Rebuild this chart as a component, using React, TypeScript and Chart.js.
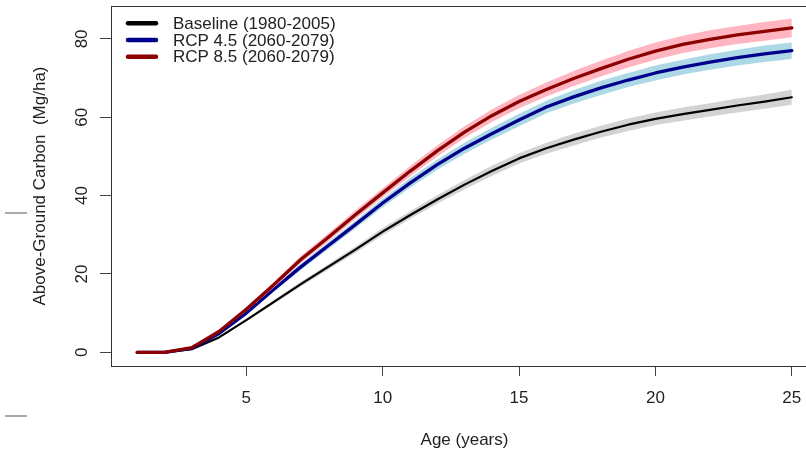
import React, { useEffect, useRef } from "react";
import { Chart, registerables } from "chart.js";

Chart.register(...registerables);

const ages = [1, 2, 3, 4, 5, 6, 7, 8, 9, 10, 11, 12, 13, 14, 15, 16, 17, 18, 19, 20, 21, 22, 23, 24, 25];
const baseline = [0, 0, 0.8, 3.8, 8.2, 12.8, 17.4, 21.8, 26.2, 30.8, 35.0, 39.0, 42.8, 46.3, 49.5, 52.1, 54.3, 56.3, 58.1, 59.6, 60.8, 61.9, 63.0, 64.0, 65.1];
const rcp45 = [0, 0, 1.0, 4.8, 10.0, 16.0, 21.8, 27.2, 32.6, 38.1, 43.2, 47.9, 52.1, 55.8, 59.3, 62.6, 65.2, 67.5, 69.5, 71.3, 72.8, 74.1, 75.2, 76.2, 77.0];
const rcp85 = [0, 0, 1.2, 5.3, 11.0, 17.2, 23.7, 29.3, 35.1, 40.7, 46.2, 51.4, 56.2, 60.4, 64.0, 67.1, 69.9, 72.4, 74.8, 76.9, 78.6, 79.9, 81.0, 81.9, 82.8];
const baselineSpread = [0, 0, 0.1, 0.2, 0.3, 0.5, 0.6, 0.7, 0.8, 0.9, 1.0, 1.1, 1.2, 1.3, 1.3, 1.4, 1.5, 1.5, 1.6, 1.6, 1.7, 1.7, 1.8, 1.8, 1.9];
const rcp45Spread = [0, 0, 0.1, 0.2, 0.4, 0.6, 0.8, 0.9, 1.0, 1.1, 1.2, 1.3, 1.4, 1.5, 1.6, 1.6, 1.7, 1.8, 1.8, 1.9, 1.9, 2.0, 2.0, 2.1, 2.1];
const rcp85Spread = [0, 0, 0.1, 0.3, 0.5, 0.7, 0.9, 1.0, 1.1, 1.2, 1.3, 1.4, 1.5, 1.6, 1.7, 1.8, 1.9, 2.0, 2.1, 2.2, 2.2, 2.3, 2.3, 2.4, 2.4];
const seriesNames = ["Baseline (1980-2005)", "RCP 4.5 (2060-2079)", "RCP 8.5 (2060-2079)"];
const xTicks = [5, 10, 15, 20, 25];
const yTicks = [0, 20, 40, 60, 80];
const xTitle = "Age (years)";
const yTitle = "Above-Ground Carbon  (Mg/ha)";

const FONT = "'Liberation Sans', Arial, sans-serif";
const lineColors = ["#000000", "#00008B", "#8B0000"];
const bandColors = ["#D3D3D3", "#ADD8E6", "#FFB6C1"];

const pts = (vals: number[]) => ages.map((a, i) => ({ x: a, y: vals[i] }));
const bound = (vals: number[], spread: number[], sign: number) =>
  ages.map((a, i) => ({ x: a, y: vals[i] + sign * spread[i] }));

const legendPlugin = {
  id: "rLegend",
  afterDraw(chart: any) {
    const ctx = chart.ctx;
    ctx.save();
    const ys = [23.3, 40, 56.7];
    seriesNames.forEach((name, i) => {
      ctx.strokeStyle = lineColors[i];
      ctx.lineWidth = 4.5;
      ctx.lineCap = "round";
      ctx.beginPath();
      ctx.moveTo(128, ys[i]);
      ctx.lineTo(156, ys[i]);
      ctx.stroke();
      ctx.fillStyle = "#222";
      ctx.font = `17px ${FONT}`;
      ctx.textBaseline = "middle";
      ctx.textAlign = "left";
      ctx.fillText(name, 173, ys[i] + 1);
    });
    ctx.restore();
  },
};

const boxPlugin = {
  id: "rBox",
  afterDraw(chart: any) {
    const { ctx, chartArea } = chart;
    ctx.save();
    ctx.strokeStyle = "#333";
    ctx.lineWidth = 1;
    ctx.strokeRect(chartArea.left + 0.5, chartArea.top + 0.5, chartArea.right - chartArea.left, chartArea.bottom - chartArea.top);
    // stray marks at the left edge of the figure
    ctx.strokeStyle = "#aaaaaa";
    ctx.lineWidth = 2;
    ctx.beginPath();
    ctx.moveTo(5, 213);
    ctx.lineTo(27, 213);
    ctx.moveTo(5, 416);
    ctx.lineTo(27, 416);
    ctx.stroke();
    ctx.restore();
  },
};

export default function App() {
  const ref = useRef<HTMLCanvasElement | null>(null);
  useEffect(() => {
    if (!ref.current) return;
    const lineDs = (label: string, data: number[], color: string, width: number) => ({
      label,
      data: pts(data),
      borderColor: color,
      backgroundColor: color,
      borderWidth: width,
      pointRadius: 0,
      tension: 0,
      fill: false,
      borderCapStyle: "round",
      borderJoinStyle: "round",
    });
    const upperDs = (data: number[], spread: number[], color: string, target: number) => ({
      label: "band-upper",
      data: bound(data, spread, 1),
      borderWidth: 0,
      borderColor: "rgba(0,0,0,0)",
      backgroundColor: color,
      pointRadius: 0,
      tension: 0,
      fill: target,
    });
    const lowerDs = (data: number[], spread: number[]) => ({
      label: "band-lower",
      data: bound(data, spread, -1),
      borderWidth: 0,
      borderColor: "rgba(0,0,0,0)",
      pointRadius: 0,
      tension: 0,
      fill: false,
    });
    const datasets: any[] = [
      lineDs(seriesNames[2], rcp85, lineColors[2], 3.3), // 0
      upperDs(rcp85, rcp85Spread, bandColors[2], 2), // 1
      lowerDs(rcp85, rcp85Spread), // 2
      lineDs(seriesNames[1], rcp45, lineColors[1], 3.3), // 3
      upperDs(rcp45, rcp45Spread, bandColors[1], 5), // 4
      lowerDs(rcp45, rcp45Spread), // 5
      lineDs(seriesNames[0], baseline, lineColors[0], 2.2), // 6
      upperDs(baseline, baselineSpread, bandColors[0], 8), // 7
      lowerDs(baseline, baselineSpread), // 8
    ];
    const chart = new Chart(ref.current, {
      type: "line",
      data: { datasets },
      plugins: [legendPlugin, boxPlugin],
      options: {
        animation: false,
        responsive: false,
        devicePixelRatio: 1,
        layout: { padding: { left: 0, right: 2, top: 6, bottom: 0 } },
        plugins: { legend: { display: false }, tooltip: { enabled: false } },
        scales: {
          x: {
            type: "linear",
            min: 0.04,
            max: 25.96,
            afterBuildTicks: (s: any) => {
              s.ticks = xTicks.map((v) => ({ value: v }));
            },
            afterFit: (s: any) => {
              s.height = 88;
              s.paddingLeft = 0;
              s.paddingRight = 0;
            },
            grid: { display: true, drawOnChartArea: false, drawTicks: true, tickLength: 10, color: "#444" },
            border: { display: true, color: "#333", width: 1 },
            ticks: { color: "#222", font: { size: 17, family: FONT }, padding: 12, maxRotation: 0 },
            title: { display: true, text: xTitle, color: "#222", font: { size: 17, family: FONT }, padding: { top: 0, bottom: 3 } },
          },
          y: {
            type: "linear",
            min: -3.5,
            max: 88.4,
            afterBuildTicks: (s: any) => {
              s.ticks = yTicks.map((v) => ({ value: v }));
            },
            afterFit: (s: any) => {
              s.width = 111;
              s.paddingTop = 0;
              s.paddingBottom = 0;
            },
            grid: { display: true, drawOnChartArea: false, drawTicks: true, tickLength: 11, color: "#444" },
            border: { display: true, color: "#333", width: 1 },
            ticks: { color: "#222", font: { size: 17, family: FONT }, padding: 8, minRotation: 90, maxRotation: 90, crossAlign: "center" },
            title: { display: true, text: yTitle, color: "#222", font: { size: 17, family: FONT }, padding: { top: 30, bottom: 0 } },
          },
        },
      } as any,
    });
    return () => chart.destroy();
  }, []);
  return (
    <div style={{ position: "absolute", left: 0, top: 0, width: 806, height: 454, overflow: "hidden", background: "#fff" }}>
      <canvas ref={ref} width={820} height={454} style={{ display: "block", width: 820, height: 454 }} />
    </div>
  );
}
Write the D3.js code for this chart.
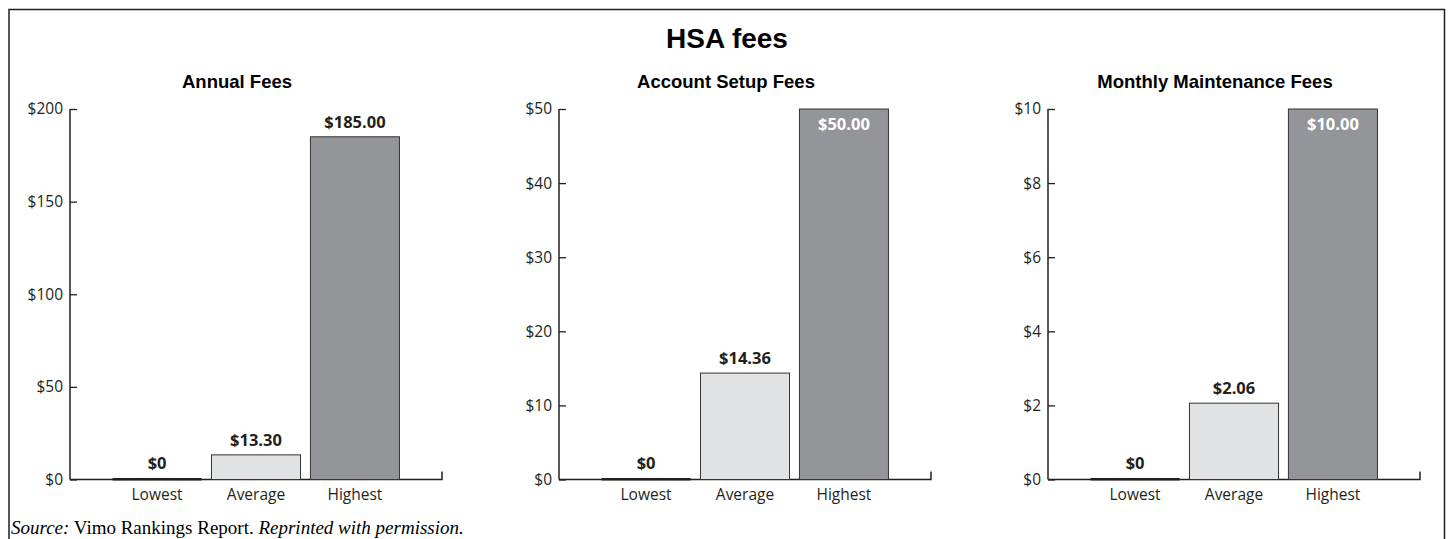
<!DOCTYPE html>
<html>
<head>
<meta charset="utf-8">
<script src="https://cdn.jsdelivr.net/npm/d3@7"></script>
<style>
  body { margin: 0; background: #fff; }
  svg { display: block; }
</style>
</head>
<body>
<svg id="chart" width="1450" height="539"></svg>
<script>
var categories = ['Lowest', 'Average', 'Highest'];
var panelTitles = ['Annual Fees', 'Account Setup Fees', 'Monthly Maintenance Fees'];
var annualFees = [0, 13.30, 185.00];
var setupFees = [0, 14.36, 50.00];
var monthlyFees = [0, 2.06, 10.00];
var yMax = [200, 50, 10];
var yTicks = [[0, 50, 100, 150, 200], [0, 10, 20, 30, 40, 50], [0, 2, 4, 6, 8, 10]];
var valueLabels = [['$0', '$13.30', '$185.00'], ['$0', '$14.36', '$50.00'], ['$0', '$2.06', '$10.00']];

var series = [annualFees, setupFees, monthlyFees];
var fills = { Lowest: '#231f20', Average: '#e1e2e4', Highest: '#939598' };
var ink = '#231f20';
var sansFont = '"Open Sans", "Noto Sans", sans-serif';

var svg = d3.select('#chart');

// outer frame, open at the bottom
svg.append('path')
  .attr('d', 'M9,539 V9.5 H1444.5 V539')
  .attr('fill', 'none')
  .attr('stroke', ink)
  .attr('stroke-width', 1.5);

svg.append('text')
  .attr('x', 727).attr('y', 48)
  .attr('text-anchor', 'middle')
  .attr('font-family', 'Liberation Sans, Arial, sans-serif')
  .attr('font-weight', 'bold')
  .attr('font-size', 28)
  .attr('fill', '#000')
  .text('HSA fees');

var plotTop = 109, plotBottom = 479.5;

series.forEach(function(values, p) {
  var x0 = 70 + p * 489;
  var g = svg.append('g');

  var x = d3.scaleBand().domain(categories).range([x0, x0 + 372])
    .paddingInner(0.1).paddingOuter(0.43);
  var y = d3.scaleLinear().domain([0, yMax[p]]).range([plotBottom, plotTop]);

  g.append('text')
    .attr('x', x0 + 167).attr('y', 88)
    .attr('text-anchor', 'middle')
    .attr('font-family', 'Liberation Sans, Arial, sans-serif')
    .attr('font-weight', 'bold')
    .attr('font-size', 18.5)
    .attr('fill', '#000')
    .text(panelTitles[p]);

  // y axis, ticks pointing inward
  var yAxis = g.append('g')
    .attr('transform', 'translate(' + x0 + ',0)')
    .call(d3.axisRight(y).tickValues(yTicks[p]).tickSize(7).tickFormat(function(d) { return '$' + d; }));
  yAxis.select('.domain').remove();
  yAxis.selectAll('.tick line').attr('stroke', ink).attr('stroke-width', 1.3);
  yAxis.selectAll('.tick text')
    .attr('x', -7)
    .attr('text-anchor', 'end')
    .attr('font-family', sansFont)
    .attr('font-size', 15.5)
    .attr('fill', ink);

  g.append('line')
    .attr('x1', x0).attr('x2', x0)
    .attr('y1', plotTop).attr('y2', plotBottom)
    .attr('stroke', ink).attr('stroke-width', 1.5);

  // baseline with end tick
  g.append('path')
    .attr('d', 'M' + x0 + ',' + plotBottom + ' H' + (x0 + 372) + ' V' + (plotBottom - 8))
    .attr('fill', 'none')
    .attr('stroke', ink).attr('stroke-width', 1.5);

  var data = categories.map(function(c, i) { return { cat: c, value: values[i], label: valueLabels[p][i] }; });

  g.selectAll('rect.bar').data(data).enter().append('rect')
    .attr('class', 'bar')
    .attr('x', function(d) { return x(d.cat); })
    .attr('width', x.bandwidth())
    .attr('y', function(d) { return d.value === 0 ? plotBottom - 1.5 : y(d.value); })
    .attr('height', function(d) { return d.value === 0 ? 2.5 : plotBottom - y(d.value); })
    .attr('fill', function(d) { return fills[d.cat]; })
    .attr('stroke', function(d) { return d.value === 0 ? 'none' : '#333'; })
    .attr('stroke-width', 1);

  g.selectAll('text.val').data(data).enter().append('text')
    .attr('class', 'val')
    .attr('x', function(d) { return x(d.cat) + x.bandwidth() / 2; })
    .attr('y', function(d) {
      if (d.value === yMax[p]) return y(d.value) + 21;
      return y(d.value) - (d.value === 0 ? 11 : 9);
    })
    .attr('text-anchor', 'middle')
    .attr('font-family', sansFont)
    .attr('font-weight', 'bold')
    .attr('font-size', 16.5)
    .attr('fill', function(d) { return d.value === yMax[p] ? '#fff' : ink; })
    .text(function(d) { return d.label; });

  g.selectAll('text.cat').data(categories).enter().append('text')
    .attr('class', 'cat')
    .attr('x', function(d) { return x(d) + x.bandwidth() / 2; })
    .attr('y', 500)
    .attr('text-anchor', 'middle')
    .attr('font-family', sansFont)
    .attr('font-size', 15.5)
    .attr('fill', ink)
    .text(function(d) { return d; });
});

var source = svg.append('text')
  .attr('x', 11).attr('y', 534)
  .attr('font-family', '"Liberation Serif", "Times New Roman", serif')
  .attr('font-size', 19)
  .attr('fill', '#000');
source.append('tspan').attr('font-style', 'italic').text('Source:');
source.append('tspan').text(' Vimo Rankings Report. ');
source.append('tspan').attr('font-style', 'italic').text('Reprinted with permission.');
</script>
</body>
</html>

------------------------------------------------

Instructions for the task:
Your task is to restate word for word the lines from the top of the data to the line containing "Chart.register(...registerables);", both ends included, with every picture left out.

Exercise output:
Rebuild this chart as a component, using React, TypeScript and Chart.js.
import React, { useEffect, useRef } from "react";
import { Chart, registerables } from "chart.js";

Chart.register(...registerables);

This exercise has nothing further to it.